The requirement that \(\mathbf{v} \neq \mathbf{0}\) is necessary because \(A\mathbf{0} = \lambda\mathbf{0}\) holds trivially for any \(\lambda\) and carries no information.
Finding Eigenvalues
Rewrite the eigenvalue equation as
\[ (A - \lambda I)\mathbf{v} = \mathbf{0}. \]
This homogeneous system has a nonzero solution if and only if the matrix \(A - \lambda I\) is singular, i.e., its determinant is zero:
\[ \det(A - \lambda I) = 0. \]
This is the characteristic equation of \(A\). Expanding the determinant produces a degree-\(n\) polynomial in \(\lambda\) called the characteristic polynomial. Its roots are the eigenvalues of \(A\).
Finding Eigenvectors
Once an eigenvalue \(\lambda\) is known, the corresponding eigenvectors are the nonzero solutions to
\[ (A - \lambda I)\mathbf{v} = \mathbf{0}. \]
These form a subspace called the eigenspace of \(\lambda\). Any nonzero vector in this subspace is a valid eigenvector. The dimension of the eigenspace is the geometric multiplicity of \(\lambda\).
Example
Let
\[ A = \begin{pmatrix} 3 & 1 \\ 0 & 2 \end{pmatrix}. \]

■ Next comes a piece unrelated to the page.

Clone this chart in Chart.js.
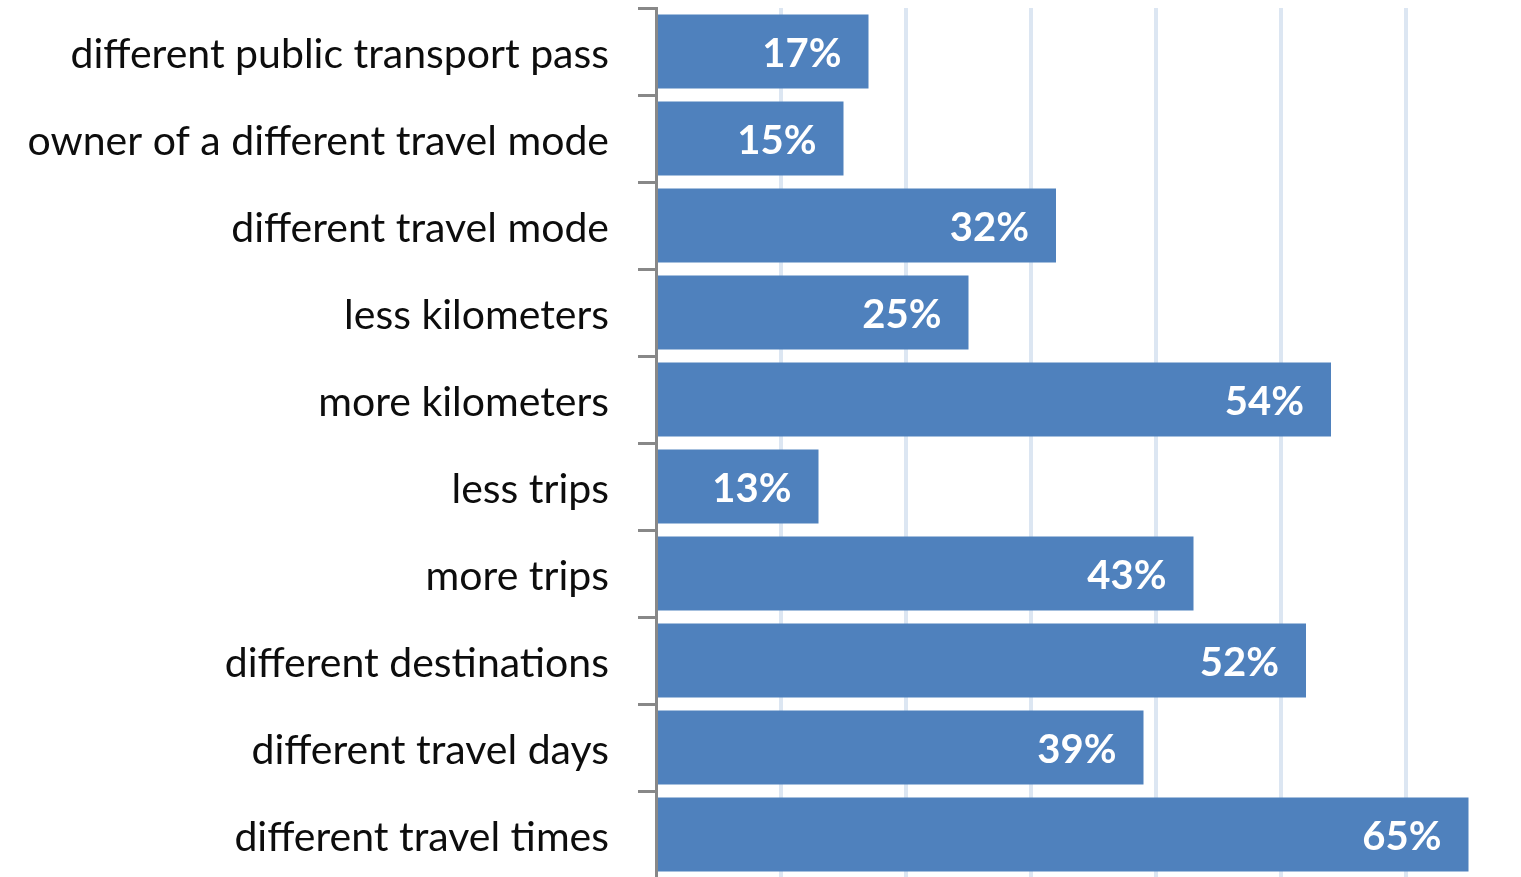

Step 1: characteristic equation.
\[ \det(A - \lambda I) = \det\begin{pmatrix} 3 - \lambda & 1 \\ 0 & 2 - \lambda \end{pmatrix} = (3 - \lambda)(2 - \lambda) = 0. \]
The eigenvalues are \(\lambda_1 = 3\) and \(\lambda_2 = 2\).
Step 2: eigenvectors for \(\lambda_1 = 3\).
\[ A - 3I = \begin{pmatrix} 0 & 1 \\ 0 & -1 \end{pmatrix}. \]
The system \((A - 3I)\mathbf{v} = \mathbf{0}\) gives \(v_2 = 0\), so \(\mathbf{v}_1 = \begin{pmatrix}1\\0\end{pmatrix}\).
Step 3: eigenvectors for \(\lambda_2 = 2\).
\[ A - 2I = \begin{pmatrix} 1 & 1 \\ 0 & 0 \end{pmatrix}. \]
The system gives \(v_1 + v_2 = 0\), so \(\mathbf{v}_2 = \begin{pmatrix}1\\-1\end{pmatrix}\).
Verification.
\[ A\mathbf{v}_1 = \begin{pmatrix}3\\0\end{pmatrix} = 3\mathbf{v}_1, \qquad A\mathbf{v}_2 = \begin{pmatrix}2\\-2\end{pmatrix} = 2\mathbf{v}_2. \]
Key Properties
Eigenvalues of a triangular matrix are its diagonal entries. The example above illustrates this: \(A\) is upper triangular with diagonal \(3, 2\).
Trace and determinant. For an \(n \times n\) matrix with eigenvalues \(\lambda_1, \ldots, \lambda_n\):
\[ \operatorname{tr}(A) = \sum_{i=1}^n \lambda_i, \qquad \det(A) = \prod_{i=1}^n \lambda_i. \]
Linear independence. Eigenvectors corresponding to distinct eigenvalues are linearly independent.
Diagonalization. If \(A\) has \(n\) linearly independent eigenvectors \(\mathbf{v}_1, \ldots, \mathbf{v}_n\) with eigenvalues \(\lambda_1, \ldots, \lambda_n\), then
\[ A = P D P^{-1}, \]
where \(P = [\mathbf{v}_1 \;\cdots\; \mathbf{v}_n]\) and \(D = \operatorname{diag}(\lambda_1, \ldots, \lambda_n)\). Diagonalization simplifies many computations, including computing \(A^k = P D^k P^{-1}\).